# Material provided
>>
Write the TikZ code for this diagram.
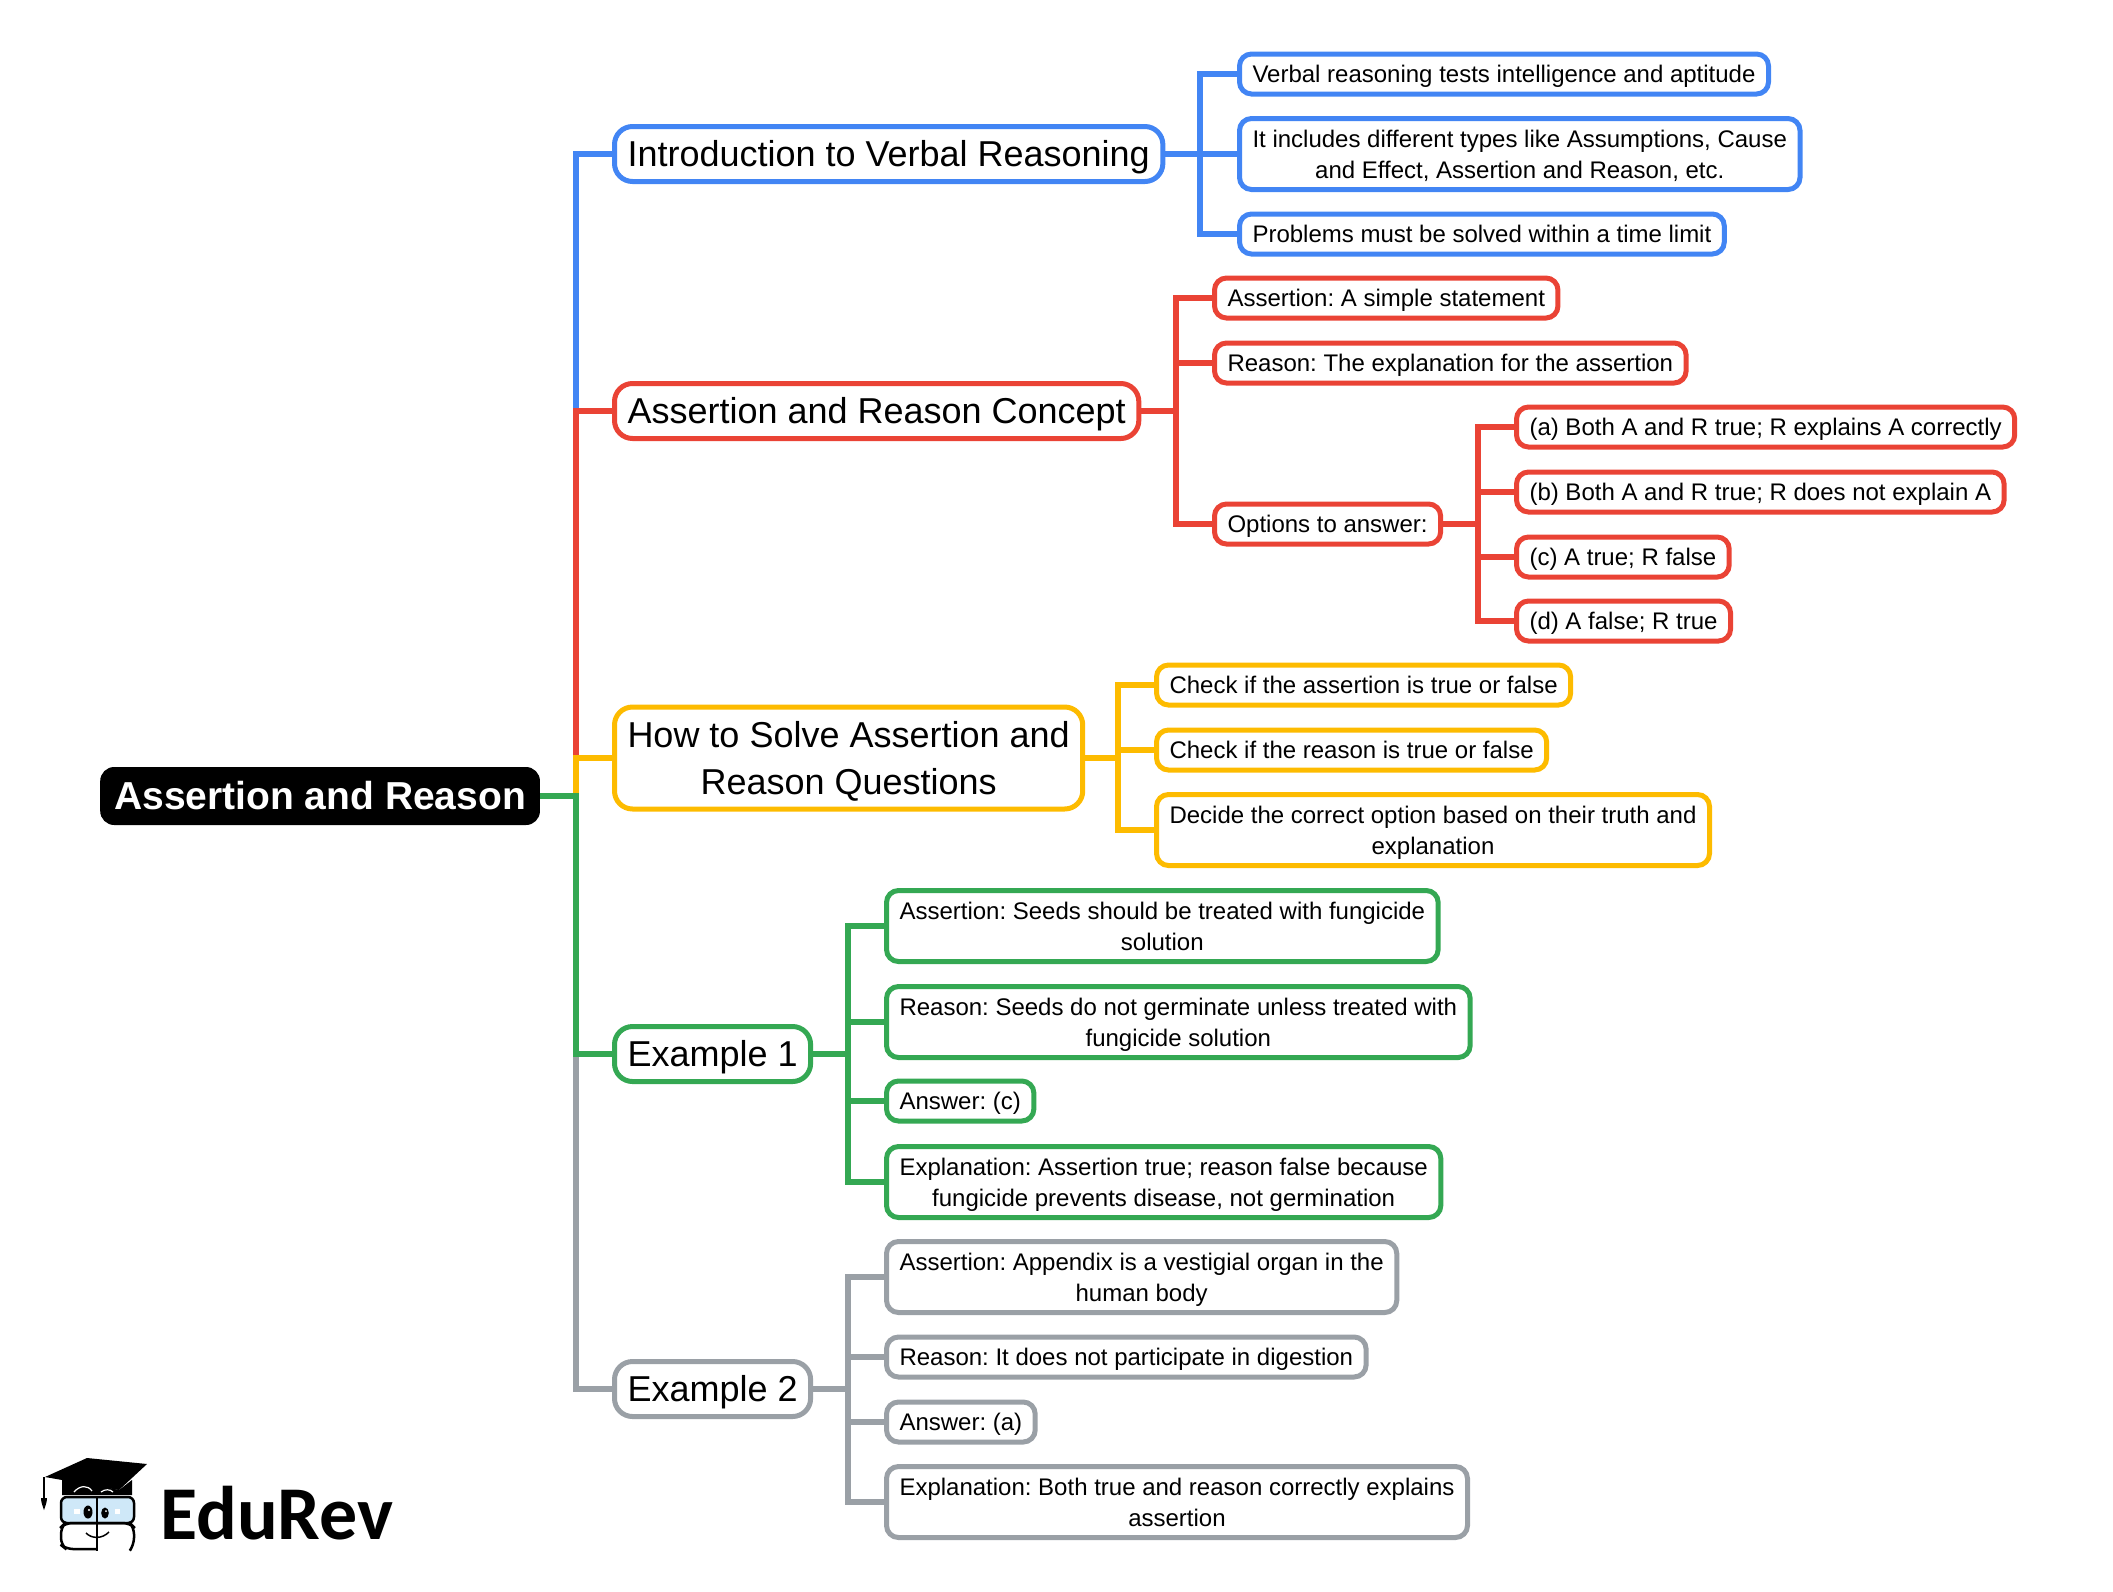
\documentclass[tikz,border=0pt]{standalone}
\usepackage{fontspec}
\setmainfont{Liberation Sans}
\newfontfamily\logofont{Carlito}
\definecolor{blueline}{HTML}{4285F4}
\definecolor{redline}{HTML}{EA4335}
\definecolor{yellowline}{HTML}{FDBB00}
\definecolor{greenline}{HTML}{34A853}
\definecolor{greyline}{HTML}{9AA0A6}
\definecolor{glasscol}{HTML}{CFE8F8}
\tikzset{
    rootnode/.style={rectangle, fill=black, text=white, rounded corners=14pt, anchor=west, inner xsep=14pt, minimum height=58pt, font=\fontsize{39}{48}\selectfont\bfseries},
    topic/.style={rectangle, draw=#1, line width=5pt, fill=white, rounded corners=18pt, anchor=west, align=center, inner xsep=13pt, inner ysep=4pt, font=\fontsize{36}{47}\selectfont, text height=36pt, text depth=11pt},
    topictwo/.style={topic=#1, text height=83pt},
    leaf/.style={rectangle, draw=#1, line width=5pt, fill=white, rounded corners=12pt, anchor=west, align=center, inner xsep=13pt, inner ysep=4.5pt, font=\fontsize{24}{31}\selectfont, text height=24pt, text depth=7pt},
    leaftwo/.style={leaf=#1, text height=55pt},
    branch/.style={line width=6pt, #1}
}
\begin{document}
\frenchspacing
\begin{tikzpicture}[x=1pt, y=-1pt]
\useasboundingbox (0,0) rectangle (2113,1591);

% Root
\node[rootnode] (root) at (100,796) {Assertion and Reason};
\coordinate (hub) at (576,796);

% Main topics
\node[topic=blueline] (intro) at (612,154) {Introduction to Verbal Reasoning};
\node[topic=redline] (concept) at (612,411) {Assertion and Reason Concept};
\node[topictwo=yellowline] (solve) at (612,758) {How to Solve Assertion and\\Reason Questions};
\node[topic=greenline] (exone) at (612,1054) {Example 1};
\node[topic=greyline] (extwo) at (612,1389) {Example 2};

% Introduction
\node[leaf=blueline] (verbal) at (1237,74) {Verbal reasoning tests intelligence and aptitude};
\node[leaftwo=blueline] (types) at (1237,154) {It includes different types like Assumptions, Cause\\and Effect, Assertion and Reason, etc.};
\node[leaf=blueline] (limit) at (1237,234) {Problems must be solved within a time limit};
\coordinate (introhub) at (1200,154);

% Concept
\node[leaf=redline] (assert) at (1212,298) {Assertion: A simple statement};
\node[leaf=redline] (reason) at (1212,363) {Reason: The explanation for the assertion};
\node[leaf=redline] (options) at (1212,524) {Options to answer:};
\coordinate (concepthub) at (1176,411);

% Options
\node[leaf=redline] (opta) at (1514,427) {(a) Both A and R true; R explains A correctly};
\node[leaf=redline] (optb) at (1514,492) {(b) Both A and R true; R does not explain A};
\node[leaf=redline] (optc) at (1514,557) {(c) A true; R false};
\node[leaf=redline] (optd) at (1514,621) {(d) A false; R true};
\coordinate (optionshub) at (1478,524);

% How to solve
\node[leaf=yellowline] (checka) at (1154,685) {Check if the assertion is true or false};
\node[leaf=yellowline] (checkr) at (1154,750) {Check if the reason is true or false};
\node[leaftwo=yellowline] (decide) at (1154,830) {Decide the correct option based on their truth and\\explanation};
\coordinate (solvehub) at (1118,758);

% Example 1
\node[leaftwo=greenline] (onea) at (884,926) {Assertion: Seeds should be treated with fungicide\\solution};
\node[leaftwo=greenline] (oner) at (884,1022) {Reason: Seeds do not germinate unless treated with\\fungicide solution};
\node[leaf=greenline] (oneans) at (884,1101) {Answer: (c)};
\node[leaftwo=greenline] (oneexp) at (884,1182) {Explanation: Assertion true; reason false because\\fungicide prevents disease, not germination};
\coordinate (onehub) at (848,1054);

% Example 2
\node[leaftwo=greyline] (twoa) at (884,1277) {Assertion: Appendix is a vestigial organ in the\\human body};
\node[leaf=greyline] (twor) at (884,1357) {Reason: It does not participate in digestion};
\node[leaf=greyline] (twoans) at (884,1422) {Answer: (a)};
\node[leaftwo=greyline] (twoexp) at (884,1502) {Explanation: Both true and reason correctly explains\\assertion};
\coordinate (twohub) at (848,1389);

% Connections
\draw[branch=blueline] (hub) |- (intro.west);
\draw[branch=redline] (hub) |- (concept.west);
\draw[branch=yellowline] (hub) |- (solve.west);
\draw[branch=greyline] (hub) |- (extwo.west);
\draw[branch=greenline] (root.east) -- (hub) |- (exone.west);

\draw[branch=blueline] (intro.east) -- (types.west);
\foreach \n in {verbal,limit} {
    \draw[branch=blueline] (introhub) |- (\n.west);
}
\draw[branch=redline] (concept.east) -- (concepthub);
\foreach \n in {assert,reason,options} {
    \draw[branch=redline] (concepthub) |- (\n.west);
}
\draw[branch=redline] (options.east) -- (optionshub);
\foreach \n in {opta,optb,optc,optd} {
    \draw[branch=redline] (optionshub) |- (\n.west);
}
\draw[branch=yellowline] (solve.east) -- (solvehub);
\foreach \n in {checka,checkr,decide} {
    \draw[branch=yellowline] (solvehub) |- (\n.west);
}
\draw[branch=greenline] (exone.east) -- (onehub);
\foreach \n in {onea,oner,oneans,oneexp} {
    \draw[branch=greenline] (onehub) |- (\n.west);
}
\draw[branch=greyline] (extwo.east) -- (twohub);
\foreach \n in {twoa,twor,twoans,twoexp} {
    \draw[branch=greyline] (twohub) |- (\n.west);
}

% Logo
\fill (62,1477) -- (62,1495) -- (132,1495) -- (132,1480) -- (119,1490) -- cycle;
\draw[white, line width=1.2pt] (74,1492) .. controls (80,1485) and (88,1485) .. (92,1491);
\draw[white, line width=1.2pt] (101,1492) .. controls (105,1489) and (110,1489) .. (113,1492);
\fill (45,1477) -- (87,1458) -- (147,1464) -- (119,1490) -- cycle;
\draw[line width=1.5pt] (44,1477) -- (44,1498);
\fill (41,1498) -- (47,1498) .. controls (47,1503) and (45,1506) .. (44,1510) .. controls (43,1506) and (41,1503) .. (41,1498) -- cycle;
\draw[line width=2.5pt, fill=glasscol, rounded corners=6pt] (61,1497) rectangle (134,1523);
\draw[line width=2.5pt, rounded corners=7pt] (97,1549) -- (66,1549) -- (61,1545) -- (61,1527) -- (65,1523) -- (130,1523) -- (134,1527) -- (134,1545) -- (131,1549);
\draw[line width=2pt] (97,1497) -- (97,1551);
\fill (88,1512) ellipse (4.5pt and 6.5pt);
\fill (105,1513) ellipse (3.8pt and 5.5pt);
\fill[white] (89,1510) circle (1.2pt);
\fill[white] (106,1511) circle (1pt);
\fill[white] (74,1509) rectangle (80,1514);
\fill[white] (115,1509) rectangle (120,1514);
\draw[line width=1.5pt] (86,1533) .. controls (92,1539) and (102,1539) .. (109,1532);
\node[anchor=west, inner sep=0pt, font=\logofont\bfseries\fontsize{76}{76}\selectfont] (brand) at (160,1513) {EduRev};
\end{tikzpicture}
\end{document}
<<
# Task details
Quote the material in full and exactly; do not carry over its pictures.

# Written response
Write the TikZ code for this diagram.
\documentclass[tikz,border=0pt]{standalone}
\usepackage{fontspec}
\setmainfont{Liberation Sans}
\newfontfamily\logofont{Carlito}
\definecolor{blueline}{HTML}{4285F4}
\definecolor{redline}{HTML}{EA4335}
\definecolor{yellowline}{HTML}{FDBB00}
\definecolor{greenline}{HTML}{34A853}
\definecolor{greyline}{HTML}{9AA0A6}
\definecolor{glasscol}{HTML}{CFE8F8}
\tikzset{
    rootnode/.style={rectangle, fill=black, text=white, rounded corners=14pt, anchor=west, inner xsep=14pt, minimum height=58pt, font=\fontsize{39}{48}\selectfont\bfseries},
    topic/.style={rectangle, draw=#1, line width=5pt, fill=white, rounded corners=18pt, anchor=west, align=center, inner xsep=13pt, inner ysep=4pt, font=\fontsize{36}{47}\selectfont, text height=36pt, text depth=11pt},
    topictwo/.style={topic=#1, text height=83pt},
    leaf/.style={rectangle, draw=#1, line width=5pt, fill=white, rounded corners=12pt, anchor=west, align=center, inner xsep=13pt, inner ysep=4.5pt, font=\fontsize{24}{31}\selectfont, text height=24pt, text depth=7pt},
    leaftwo/.style={leaf=#1, text height=55pt},
    branch/.style={line width=6pt, #1}
}
\begin{document}
\frenchspacing
\begin{tikzpicture}[x=1pt, y=-1pt]
\useasboundingbox (0,0) rectangle (2113,1591);

% Root
\node[rootnode] (root) at (100,796) {Assertion and Reason};
\coordinate (hub) at (576,796);

% Main topics
\node[topic=blueline] (intro) at (612,154) {Introduction to Verbal Reasoning};
\node[topic=redline] (concept) at (612,411) {Assertion and Reason Concept};
\node[topictwo=yellowline] (solve) at (612,758) {How to Solve Assertion and\\Reason Questions};
\node[topic=greenline] (exone) at (612,1054) {Example 1};
\node[topic=greyline] (extwo) at (612,1389) {Example 2};

% Introduction
\node[leaf=blueline] (verbal) at (1237,74) {Verbal reasoning tests intelligence and aptitude};
\node[leaftwo=blueline] (types) at (1237,154) {It includes different types like Assumptions, Cause\\and Effect, Assertion and Reason, etc.};
\node[leaf=blueline] (limit) at (1237,234) {Problems must be solved within a time limit};
\coordinate (introhub) at (1200,154);

% Concept
\node[leaf=redline] (assert) at (1212,298) {Assertion: A simple statement};
\node[leaf=redline] (reason) at (1212,363) {Reason: The explanation for the assertion};
\node[leaf=redline] (options) at (1212,524) {Options to answer:};
\coordinate (concepthub) at (1176,411);

% Options
\node[leaf=redline] (opta) at (1514,427) {(a) Both A and R true; R explains A correctly};
\node[leaf=redline] (optb) at (1514,492) {(b) Both A and R true; R does not explain A};
\node[leaf=redline] (optc) at (1514,557) {(c) A true; R false};
\node[leaf=redline] (optd) at (1514,621) {(d) A false; R true};
\coordinate (optionshub) at (1478,524);

% How to solve
\node[leaf=yellowline] (checka) at (1154,685) {Check if the assertion is true or false};
\node[leaf=yellowline] (checkr) at (1154,750) {Check if the reason is true or false};
\node[leaftwo=yellowline] (decide) at (1154,830) {Decide the correct option based on their truth and\\explanation};
\coordinate (solvehub) at (1118,758);

% Example 1
\node[leaftwo=greenline] (onea) at (884,926) {Assertion: Seeds should be treated with fungicide\\solution};
\node[leaftwo=greenline] (oner) at (884,1022) {Reason: Seeds do not germinate unless treated with\\fungicide solution};
\node[leaf=greenline] (oneans) at (884,1101) {Answer: (c)};
\node[leaftwo=greenline] (oneexp) at (884,1182) {Explanation: Assertion true; reason false because\\fungicide prevents disease, not germination};
\coordinate (onehub) at (848,1054);

% Example 2
\node[leaftwo=greyline] (twoa) at (884,1277) {Assertion: Appendix is a vestigial organ in the\\human body};
\node[leaf=greyline] (twor) at (884,1357) {Reason: It does not participate in digestion};
\node[leaf=greyline] (twoans) at (884,1422) {Answer: (a)};
\node[leaftwo=greyline] (twoexp) at (884,1502) {Explanation: Both true and reason correctly explains\\assertion};
\coordinate (twohub) at (848,1389);

% Connections
\draw[branch=blueline] (hub) |- (intro.west);
\draw[branch=redline] (hub) |- (concept.west);
\draw[branch=yellowline] (hub) |- (solve.west);
\draw[branch=greyline] (hub) |- (extwo.west);
\draw[branch=greenline] (root.east) -- (hub) |- (exone.west);

\draw[branch=blueline] (intro.east) -- (types.west);
\foreach \n in {verbal,limit} {
    \draw[branch=blueline] (introhub) |- (\n.west);
}
\draw[branch=redline] (concept.east) -- (concepthub);
\foreach \n in {assert,reason,options} {
    \draw[branch=redline] (concepthub) |- (\n.west);
}
\draw[branch=redline] (options.east) -- (optionshub);
\foreach \n in {opta,optb,optc,optd} {
    \draw[branch=redline] (optionshub) |- (\n.west);
}
\draw[branch=yellowline] (solve.east) -- (solvehub);
\foreach \n in {checka,checkr,decide} {
    \draw[branch=yellowline] (solvehub) |- (\n.west);
}
\draw[branch=greenline] (exone.east) -- (onehub);
\foreach \n in {onea,oner,oneans,oneexp} {
    \draw[branch=greenline] (onehub) |- (\n.west);
}
\draw[branch=greyline] (extwo.east) -- (twohub);
\foreach \n in {twoa,twor,twoans,twoexp} {
    \draw[branch=greyline] (twohub) |- (\n.west);
}

% Logo
\fill (62,1477) -- (62,1495) -- (132,1495) -- (132,1480) -- (119,1490) -- cycle;
\draw[white, line width=1.2pt] (74,1492) .. controls (80,1485) and (88,1485) .. (92,1491);
\draw[white, line width=1.2pt] (101,1492) .. controls (105,1489) and (110,1489) .. (113,1492);
\fill (45,1477) -- (87,1458) -- (147,1464) -- (119,1490) -- cycle;
\draw[line width=1.5pt] (44,1477) -- (44,1498);
\fill (41,1498) -- (47,1498) .. controls (47,1503) and (45,1506) .. (44,1510) .. controls (43,1506) and (41,1503) .. (41,1498) -- cycle;
\draw[line width=2.5pt, fill=glasscol, rounded corners=6pt] (61,1497) rectangle (134,1523);
\draw[line width=2.5pt, rounded corners=7pt] (97,1549) -- (66,1549) -- (61,1545) -- (61,1527) -- (65,1523) -- (130,1523) -- (134,1527) -- (134,1545) -- (131,1549);
\draw[line width=2pt] (97,1497) -- (97,1551);
\fill (88,1512) ellipse (4.5pt and 6.5pt);
\fill (105,1513) ellipse (3.8pt and 5.5pt);
\fill[white] (89,1510) circle (1.2pt);
\fill[white] (106,1511) circle (1pt);
\fill[white] (74,1509) rectangle (80,1514);
\fill[white] (115,1509) rectangle (120,1514);
\draw[line width=1.5pt] (86,1533) .. controls (92,1539) and (102,1539) .. (109,1532);
\node[anchor=west, inner sep=0pt, font=\logofont\bfseries\fontsize{76}{76}\selectfont] (brand) at (160,1513) {EduRev};
\end{tikzpicture}
\end{document}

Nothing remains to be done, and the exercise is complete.